4.3. Limitations of Calculation Results

The carbon emission results presented in this study are based on the specific construction conditions of the Fumin Pumped Storage Power Station and should not be directly applied to other tunnel projects without adaptation. However, the carbon accounting model and analytical approach developed in this research possess a certain degree of generalizability and may serve as a methodological reference for similar projects. In addition, the study reveals a clear trend of increasing carbon emissions associated with the deterioration of surrounding rock conditions, as well as proposes targeted emission reduction measures. These findings offer practical insights that may benefit the planning and management of carbon emissions in related engineering contexts.

5. Conclusions

This study proposes an integrated carbon emission calculation method that combines LCA with DES, aiming to overcome the limitations of the traditional LCA method in accurately quantifying carbon emissions during the mechanical construction stage. The DES component enables dynamic modeling of construction processes, capturing equipment operation sequences and time-dependent variability to improve estimation accuracy. The Fumin Pumped Storage Power Project serves as a case study to apply the proposed method, compare carbon emissions under different surrounding rock conditions, and validate the reliability of the DES-based calculations.
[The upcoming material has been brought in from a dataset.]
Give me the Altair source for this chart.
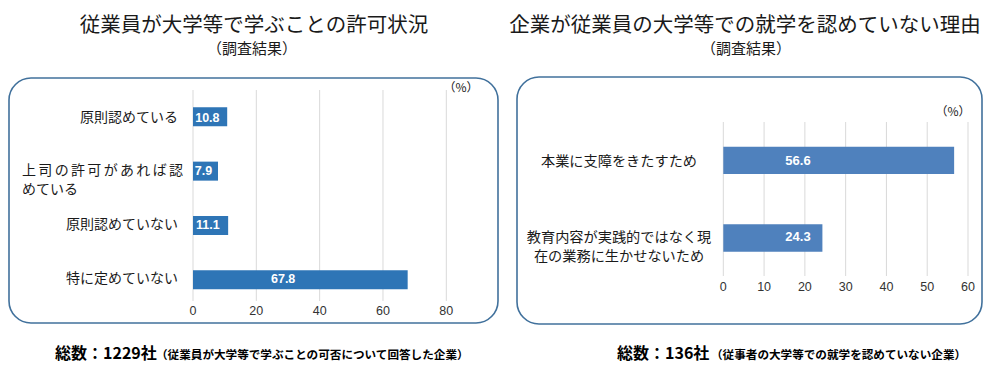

Furthermore, the study analyzes emission characteristics and explores potential mitigation strategies. The main conclusions are as follows:

(1)

A hybrid carbon emission calculation model is developed for the construction phase of pumped storage tunnel projects by integrating the carbon emission factor method with a combined LCA-DES model. The proposed method incorporates the dynamic characteristics of construction activities through DES. This integration enables more precise estimation of carbon emissions across varying geological conditions, particularly during the mechanical construction stage.

(2)

Based on the Fumin Pumped Storage Power Project, carbon emissions during the construction phase are evaluated under different rock conditions using the DES method. Validation against monitoring data revealed a 1.3% deviation in dump truck operations, while the difference using LCA reached 19.5%, demonstrating the superior accuracy of DES. The results indicate that emission intensity increases as rock quality deteriorates, from 8405.82 kgCO₂e/m for Class II to 16,189.30 kgCO₂e/m for Class V, primarily due to higher energy and equipment demands. The total carbon emissions for the water conveyance system during the construction phase are 40,019.64 tCO₂e.

(3)

Carbon emissions from the material production stage contribute approximately 75% of the total emissions during tunnel construction and represent the most influential component in determining overall carbon output. Carbon emission reduction can be achieved through the adoption of energy-efficient equipment, regular maintenance practices, optimized excavation planning and routing, and the integration of smart technologies for real-time carbon monitoring and control.

(4)

Admittedly, this study is subject to operational variability and uncertainty in key parameters, which may result in deviations in carbon emission estimates. The generalizability of the findings is also limited. Future research could integrate construction-site big data analytics to establish project-specific equipment energy parameters and localized emission factors, thereby enhancing the precision of carbon emission estimates.